Por: Ramón Torres
El 14 de marzo de 1892 José Martí fundaba en el exilio neoyorquino el periódico Patria, con el fin de que la revolución libertaria tuviera un órgano ideológico para su lucha “con todos y para el bien de todos”. Por eso los cubanos celebran en esa fecha el Día del trabajador de la prensa, aunque otras latitudes tal vez lo hacen en un momento diferente.
Lo curioso es que resulta muy moderado el conocimiento acerca de la prensa cubana, de su historia, de sus periodistas; sobre todo por la sobrevaloración que se le ha dado al fenómeno en los últimos tiempos, cual si se tratara de una práctica casi exclusiva de la etapa revolucionaria, pues —a decir verdad— se soslayan muchos logros de la República, como recordara Monseñor Carlos Manuel de Céspedes, entrevistado por un grupo de comunicadores para el libro Periodistas cubanos de la República, 1902.1958 (Ed. Temas, 2015) :
“Solo mencionar su nombre implica detenerse en aclaraciones… La llamada República es, sin dudas, una época compleja de la historia cubana: no solo por lo que fue, sino por los tabúes y velos de silencio que la siguen cubriendo hasta hoy”.
Si sumamos la constante repetición de que antes del Primero de Enero de 1959 todo el sector negro y mestizo era analfabeto, ello nos condiciona a suponer la total ausencia de periodistas no blancos en períodos precedentes.
En el volumen señalado, el historiador de La Habana, Eusebio Leal, llamaba igualmente la atención al respecto:
“(…) toda la historia republicana es muy importante para su estudio; porque se corre el riesgo siempre de simplificaciones, de reducciones muy mecánicas, en las cuales falta la capacidad de investigar situaciones concretas nacionales e internacionales, el papel de las grandes personalidades en la historia de Cuba, el de las vanguardias políticas y culturales que fueron tan importantes y que borran por completo la imagen del proceso republicano como desierto de virtudes”.
Por eso es preciso comprender que durante el andar anterior se fortaleció el periodismo moderno en la Isla, aparecieron la radio y la televisión, y se expandió un modelo de prensa llegado hasta nuestros días.
Entre las figuras descollantes del oficio encontramos, por ejemplo, al trío precursor de una literatura nacional: Regino Eladio Boti, cuya pluma brilló en publicaciones seriadas como El Pensil, Oriente Literario, Renacimiento y Orto; Agustín Acosta, quien colaboró en Letras, el Diario de la Marina o Carteles; y José Manuel Poveda con trabajos en El Cubano Libre, La Voz del Pueblo y El Managui. Ninguno de los tres autores clasificaba como blanco.

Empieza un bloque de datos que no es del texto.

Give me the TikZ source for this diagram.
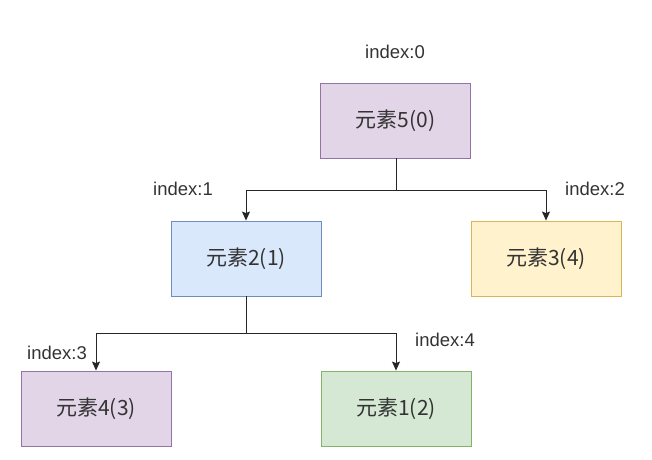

Siempre se ha creído que todos los negros desconocieran la escritura: otro de los mitos que si se quiere analizar con rigor científico la historia, es preciso derrumbar; porque, pese a las evidentes muestras de discriminación racial, el advenimiento de la República estimulo la instrucción de numerosos grupos desfavorecidos hasta entonces. Además, ya muchos “pardos y morenos” sabían leer y escribir desde principios del decimonónico, cuando se establecieron escuelas públicas en Los Barracones, Los Sitios o el barrio de Jesús María, de acuerdo con informes del investigador Pedro Deschamps en sus pesquisas El negro en la economía habanera y Contribución a la Historia de la gente sin historia.
Desde luego, lo anterior no quiere decir que tuvieran igualdad real las personas negras y las blancas, solo que de acuerdo con un estudio del doctor Alejandro Fernández sobre el debate racial, al menos la mitad de los primeros sabía leer a principios de la vigésima centuria. Claro, cuando se va ascendiendo en los niveles de enseñanza, ahí sí es marcada la diferencia.
De cualquier modo, una cantidad notable de los mejores exponentes del periodismo cubano eran negros, quienes elaboraban sus productos para su sector poblacional, también ávido de conocimiento. Ahí están, desde que se decretó la Ley de Imprenta en 1887, Juan Gualberto Gómez, Martín Morúa Delgado, Rafael Serra y Lino D’ou.
Sin embargo, casi olvidados son los nombres de Armando Pla, Tranquilino Masa y Ramón Vasconcelos, cuyo verbo iluminó nutridas páginas de los periódicos más encumbrados en las primeras décadas del siglo XX.
Si Nicolás Guillén y Marcelino Arozarena figuran como dos de las incuestionables glorias del periodismo cubano que se mantuvieron fieles al proceso revolucionario, otros prestigiosos intelectuales resultan casi desconocidos por no comulgar con este. En cambio, los aportes de Gustavo Urrutia con su sección “Ideales de una raza” y de Gastón Baquero como editor jefe del propio Diario de la Marina no dejan lugar a dudas.